— Start —

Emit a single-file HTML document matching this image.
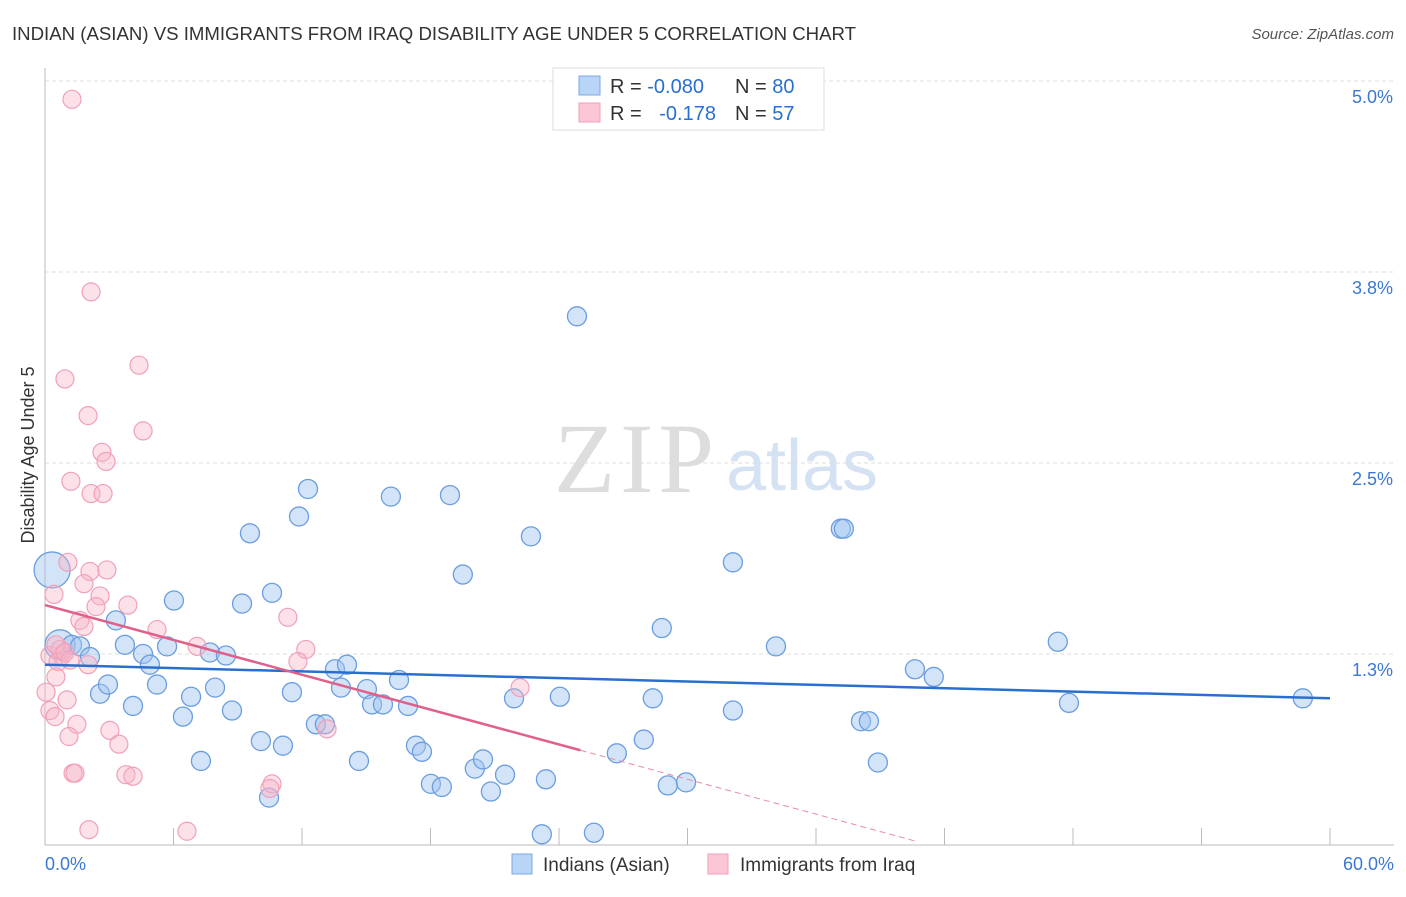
<!DOCTYPE html>
<html><head><meta charset="utf-8"><style>
body{margin:0;background:#fff;font-family:"Liberation Sans",sans-serif}
svg text{font-family:"Liberation Sans",sans-serif}
</style></head><body>
<svg id="c" width="1406" height="892" xmlns="http://www.w3.org/2000/svg">
<text x="12" y="40" font-size="18" fill="#333" textLength="844" lengthAdjust="spacingAndGlyphs">INDIAN (ASIAN) VS IMMIGRANTS FROM IRAQ DISABILITY AGE UNDER 5 CORRELATION CHART</text>
<text x="1394" y="39" font-size="15" fill="#555" font-style="italic" text-anchor="end">Source: ZipAtlas.com</text>
<text x="634" y="492" font-size="100" fill="#ddd" text-anchor="middle" textLength="160" font-family="Liberation Serif" style="font-family:'Liberation Serif',serif">ZIP</text>
<text x="802" y="490" font-size="72" fill="#d4e2f4" text-anchor="middle">atlas</text>
<text x="34" y="455" font-size="18" fill="#333" text-anchor="middle" transform="rotate(-90 34 455)">Disability Age Under 5</text>
<g id="grid"></g><g id="pts"></g><g id="lines"></g>
<g>
<rect x="553" y="68" width="271" height="62" fill="#fff" stroke="#ddd"/>
<rect x="579" y="76" width="21" height="19" fill="#b8d4f6" stroke="#7aa8e4"/>
<rect x="579" y="103" width="21" height="19" fill="#fbc6d6" stroke="#f0a0b8"/>
<text x="610" y="93" font-size="20" fill="#333">R = <tspan fill="#2a6fd0">-0.080</tspan></text>
<text x="735" y="93" font-size="20" fill="#333">N = <tspan fill="#2a6fd0">80</tspan></text>
<text x="610" y="120" font-size="20" fill="#333">R = <tspan fill="#2a6fd0" dx="12">-0.178</tspan></text>
<text x="735" y="120" font-size="20" fill="#333">N = <tspan fill="#2a6fd0">57</tspan></text>
</g>
<g>
<rect x="512" y="854" width="20" height="20" fill="#b8d4f6" stroke="#7aa8e4"/>
<text x="543" y="871" font-size="19" fill="#333">Indians (Asian)</text>
<rect x="708" y="854" width="20" height="20" fill="#fbc6d6" stroke="#f0a0b8"/>
<text x="740" y="871" font-size="19" fill="#333">Immigrants from Iraq</text>
</g>
</svg>
<script>
const yTicks=[1.25,2.5,3.75,5.0];
const yTickLabels=["1.3%","2.5%","3.8%","5.0%"];
const xTickVals=[0,6,12,18,24,30,36,42,48,54,60];
const blueX=[.33,.70,1.26,1.63,2.10,2.57,2.94,3.31,3.73,4.11,4.58,4.90,5.23,5.70,6.02,6.44,6.82,7.28,7.70,7.94,8.45,8.73,9.20,9.57,10.08,10.46,10.60,11.11,11.53,11.86,12.28,12.65,13.07,13.54,13.82,14.10,14.66,15.03,15.27,15.78,16.15,16.53,16.95,17.32,17.60,18.02,18.53,18.91,19.51,20.07,20.45,20.82,21.48,21.90,22.69,23.20,23.39,24.04,24.84,25.63,26.70,27.96,28.38,28.80,29.08,29.93,32.12,32.12,34.13,37.16,37.30,38.10,38.47,38.89,40.62,41.50,47.29,47.81,58.73];
const blueY=[1.80,1.31,1.31,1.30,1.23,.99,1.05,1.47,1.31,.91,1.25,1.18,1.05,1.30,1.60,.84,.97,.55,1.26,1.03,1.24,.88,1.58,2.04,.68,.31,1.65,.65,1.00,2.15,2.33,.79,.79,1.15,1.03,1.18,.55,1.02,.92,.92,2.28,1.08,.91,.65,.61,.40,.38,2.29,1.77,.50,.56,.35,.46,.96,2.02,.07,.43,.97,3.46,.08,.60,.69,.96,1.42,.39,.41,.88,1.85,1.30,2.07,2.07,.81,.81,.54,1.15,1.10,1.33,.93,.96];
const pinkX=[1.26,2.15,4.39,.93,2.01,4.58,2.66,2.85,1.21,2.15,2.71,1.07,2.10,2.89,.42,1.82,2.57,2.38,3.87,11.34,1.63,1.82,5.23,7.10,12.18,.23,.79,.61,2.01,11.81,22.18,.51,.05,1.03,.23,.47,1.49,3.03,1.12,3.45,13.17,1.31,1.40,3.78,4.11,10.60,10.50,2.05,6.63,.70,.51,.93,1.17];
const pinkY=[4.88,3.62,3.14,3.05,2.81,2.71,2.57,2.51,2.38,2.30,2.30,1.85,1.79,1.80,1.64,1.71,1.63,1.56,1.57,1.49,1.47,1.43,1.41,1.30,1.28,1.24,1.24,1.20,1.18,1.20,1.03,1.10,1.00,.95,.88,.84,.79,.75,.71,.66,.76,.47,.47,.46,.45,.40,.37,.10,.09,1.28,1.31,1.26,1.21];
const blueTrend=[1.18,0.96];
const pinkTrend=[1.57,-0.038];
const X=v=>45+v*(1285/60), Y=v=>845-v*(191/1.25);
const NS="http://www.w3.org/2000/svg";
function mk(t,a,p){const e=document.createElementNS(NS,t);for(const k in a)e.setAttribute(k,a[k]);p.appendChild(e);return e;}
const grid=document.getElementById('grid');
yTicks.forEach((v,i)=>{
 const l=mk('line',{x1:45,x2:1394,y1:Y(v),y2:Y(v),stroke:'#ddd','stroke-dasharray':'4,3'},grid);
 
 
 const t=mk('text',{x:1393,y:Y(v)+22,'font-size':18,fill:'#3a78d4','text-anchor':'end'},grid);
 t.textContent=yTickLabels[i];
 
 
});
const ax=mk('line',{x1:45,x2:45,y1:68,y2:845,stroke:'#bbb'},grid);


const bx=mk('line',{x1:45,x2:1394,y1:845,y2:845,stroke:'#bbb'},grid);


xTickVals.forEach(v=>{const t=mk('line',{x1:X(v),x2:X(v),y1:828,y2:845,stroke:'#bbb'},grid);
 
 });
const xl0=mk('text',{x:45,y:870,'font-size':18,fill:'#3a78d4'},grid);xl0.textContent='0.0%';


const xl1=mk('text',{x:1394,y:870,'font-size':18,fill:'#3a78d4','text-anchor':'end'},grid);xl1.textContent='60.0%';


const pts=document.getElementById('pts');
blueX.forEach((x,i)=>{const r=i===0?18:(i===1?15:9.5);
 const c=mk('circle',{cx:X(x),cy:Y(blueY[i]),r:r,fill:'rgba(160,196,240,0.45)',stroke:'#6a9ee0','stroke-width':1.3},pts);
 
 });
pinkX.forEach((x,i)=>{
 const c=mk('circle',{cx:X(x),cy:Y(pinkY[i]),r:9,fill:'rgba(248,180,200,0.4)',stroke:'#f0a0b8','stroke-width':1.2},pts);
 
 });
const lines=document.getElementById('lines');
const bl=mk('line',{x1:X(0),y1:Y(blueTrend[0]),x2:X(60),y2:Y(blueTrend[1]),stroke:'#2a6fd0','stroke-width':2.5},lines);


const pl=mk('line',{x1:X(0),y1:Y(pinkTrend[0]),x2:X(25),y2:Y(pinkTrend[0]+pinkTrend[1]*25),stroke:'#e0608a','stroke-width':2.5},lines);


const pd=mk('line',{x1:X(25),y1:Y(pinkTrend[0]+pinkTrend[1]*25),x2:X(40.6),y2:Y(pinkTrend[0]+pinkTrend[1]*40.6),stroke:'#e88aa8','stroke-width':1,'stroke-dasharray':'6,4'},lines);


</script>
</body></html>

— End —

## To be done
Exclude the pictures. Write out the remaining data exactly.

## Response to the task
Emit a single-file HTML document matching this image.
<!DOCTYPE html>
<html><head><meta charset="utf-8"><style>
body{margin:0;background:#fff;font-family:"Liberation Sans",sans-serif}
svg text{font-family:"Liberation Sans",sans-serif}
</style></head><body>
<svg id="c" width="1406" height="892" xmlns="http://www.w3.org/2000/svg">
<text x="12" y="40" font-size="18" fill="#333" textLength="844" lengthAdjust="spacingAndGlyphs">INDIAN (ASIAN) VS IMMIGRANTS FROM IRAQ DISABILITY AGE UNDER 5 CORRELATION CHART</text>
<text x="1394" y="39" font-size="15" fill="#555" font-style="italic" text-anchor="end">Source: ZipAtlas.com</text>
<text x="634" y="492" font-size="100" fill="#ddd" text-anchor="middle" textLength="160" font-family="Liberation Serif" style="font-family:'Liberation Serif',serif">ZIP</text>
<text x="802" y="490" font-size="72" fill="#d4e2f4" text-anchor="middle">atlas</text>
<text x="34" y="455" font-size="18" fill="#333" text-anchor="middle" transform="rotate(-90 34 455)">Disability Age Under 5</text>
<g id="grid"></g><g id="pts"></g><g id="lines"></g>
<g>
<rect x="553" y="68" width="271" height="62" fill="#fff" stroke="#ddd"/>
<rect x="579" y="76" width="21" height="19" fill="#b8d4f6" stroke="#7aa8e4"/>
<rect x="579" y="103" width="21" height="19" fill="#fbc6d6" stroke="#f0a0b8"/>
<text x="610" y="93" font-size="20" fill="#333">R = <tspan fill="#2a6fd0">-0.080</tspan></text>
<text x="735" y="93" font-size="20" fill="#333">N = <tspan fill="#2a6fd0">80</tspan></text>
<text x="610" y="120" font-size="20" fill="#333">R = <tspan fill="#2a6fd0" dx="12">-0.178</tspan></text>
<text x="735" y="120" font-size="20" fill="#333">N = <tspan fill="#2a6fd0">57</tspan></text>
</g>
<g>
<rect x="512" y="854" width="20" height="20" fill="#b8d4f6" stroke="#7aa8e4"/>
<text x="543" y="871" font-size="19" fill="#333">Indians (Asian)</text>
<rect x="708" y="854" width="20" height="20" fill="#fbc6d6" stroke="#f0a0b8"/>
<text x="740" y="871" font-size="19" fill="#333">Immigrants from Iraq</text>
</g>
</svg>
<script>
const yTicks=[1.25,2.5,3.75,5.0];
const yTickLabels=["1.3%","2.5%","3.8%","5.0%"];
const xTickVals=[0,6,12,18,24,30,36,42,48,54,60];
const blueX=[.33,.70,1.26,1.63,2.10,2.57,2.94,3.31,3.73,4.11,4.58,4.90,5.23,5.70,6.02,6.44,6.82,7.28,7.70,7.94,8.45,8.73,9.20,9.57,10.08,10.46,10.60,11.11,11.53,11.86,12.28,12.65,13.07,13.54,13.82,14.10,14.66,15.03,15.27,15.78,16.15,16.53,16.95,17.32,17.60,18.02,18.53,18.91,19.51,20.07,20.45,20.82,21.48,21.90,22.69,23.20,23.39,24.04,24.84,25.63,26.70,27.96,28.38,28.80,29.08,29.93,32.12,32.12,34.13,37.16,37.30,38.10,38.47,38.89,40.62,41.50,47.29,47.81,58.73];
const blueY=[1.80,1.31,1.31,1.30,1.23,.99,1.05,1.47,1.31,.91,1.25,1.18,1.05,1.30,1.60,.84,.97,.55,1.26,1.03,1.24,.88,1.58,2.04,.68,.31,1.65,.65,1.00,2.15,2.33,.79,.79,1.15,1.03,1.18,.55,1.02,.92,.92,2.28,1.08,.91,.65,.61,.40,.38,2.29,1.77,.50,.56,.35,.46,.96,2.02,.07,.43,.97,3.46,.08,.60,.69,.96,1.42,.39,.41,.88,1.85,1.30,2.07,2.07,.81,.81,.54,1.15,1.10,1.33,.93,.96];
const pinkX=[1.26,2.15,4.39,.93,2.01,4.58,2.66,2.85,1.21,2.15,2.71,1.07,2.10,2.89,.42,1.82,2.57,2.38,3.87,11.34,1.63,1.82,5.23,7.10,12.18,.23,.79,.61,2.01,11.81,22.18,.51,.05,1.03,.23,.47,1.49,3.03,1.12,3.45,13.17,1.31,1.40,3.78,4.11,10.60,10.50,2.05,6.63,.70,.51,.93,1.17];
const pinkY=[4.88,3.62,3.14,3.05,2.81,2.71,2.57,2.51,2.38,2.30,2.30,1.85,1.79,1.80,1.64,1.71,1.63,1.56,1.57,1.49,1.47,1.43,1.41,1.30,1.28,1.24,1.24,1.20,1.18,1.20,1.03,1.10,1.00,.95,.88,.84,.79,.75,.71,.66,.76,.47,.47,.46,.45,.40,.37,.10,.09,1.28,1.31,1.26,1.21];
const blueTrend=[1.18,0.96];
const pinkTrend=[1.57,-0.038];
const X=v=>45+v*(1285/60), Y=v=>845-v*(191/1.25);
const NS="http://www.w3.org/2000/svg";
function mk(t,a,p){const e=document.createElementNS(NS,t);for(const k in a)e.setAttribute(k,a[k]);p.appendChild(e);return e;}
const grid=document.getElementById('grid');
yTicks.forEach((v,i)=>{
 const l=mk('line',{x1:45,x2:1394,y1:Y(v),y2:Y(v),stroke:'#ddd','stroke-dasharray':'4,3'},grid);
 
 
 const t=mk('text',{x:1393,y:Y(v)+22,'font-size':18,fill:'#3a78d4','text-anchor':'end'},grid);
 t.textContent=yTickLabels[i];
 
 
});
const ax=mk('line',{x1:45,x2:45,y1:68,y2:845,stroke:'#bbb'},grid);


const bx=mk('line',{x1:45,x2:1394,y1:845,y2:845,stroke:'#bbb'},grid);


xTickVals.forEach(v=>{const t=mk('line',{x1:X(v),x2:X(v),y1:828,y2:845,stroke:'#bbb'},grid);
 
 });
const xl0=mk('text',{x:45,y:870,'font-size':18,fill:'#3a78d4'},grid);xl0.textContent='0.0%';


const xl1=mk('text',{x:1394,y:870,'font-size':18,fill:'#3a78d4','text-anchor':'end'},grid);xl1.textContent='60.0%';


const pts=document.getElementById('pts');
blueX.forEach((x,i)=>{const r=i===0?18:(i===1?15:9.5);
 const c=mk('circle',{cx:X(x),cy:Y(blueY[i]),r:r,fill:'rgba(160,196,240,0.45)',stroke:'#6a9ee0','stroke-width':1.3},pts);
 
 });
pinkX.forEach((x,i)=>{
 const c=mk('circle',{cx:X(x),cy:Y(pinkY[i]),r:9,fill:'rgba(248,180,200,0.4)',stroke:'#f0a0b8','stroke-width':1.2},pts);
 
 });
const lines=document.getElementById('lines');
const bl=mk('line',{x1:X(0),y1:Y(blueTrend[0]),x2:X(60),y2:Y(blueTrend[1]),stroke:'#2a6fd0','stroke-width':2.5},lines);


const pl=mk('line',{x1:X(0),y1:Y(pinkTrend[0]),x2:X(25),y2:Y(pinkTrend[0]+pinkTrend[1]*25),stroke:'#e0608a','stroke-width':2.5},lines);


const pd=mk('line',{x1:X(25),y1:Y(pinkTrend[0]+pinkTrend[1]*25),x2:X(40.6),y2:Y(pinkTrend[0]+pinkTrend[1]*40.6),stroke:'#e88aa8','stroke-width':1,'stroke-dasharray':'6,4'},lines);


</script>
</body></html>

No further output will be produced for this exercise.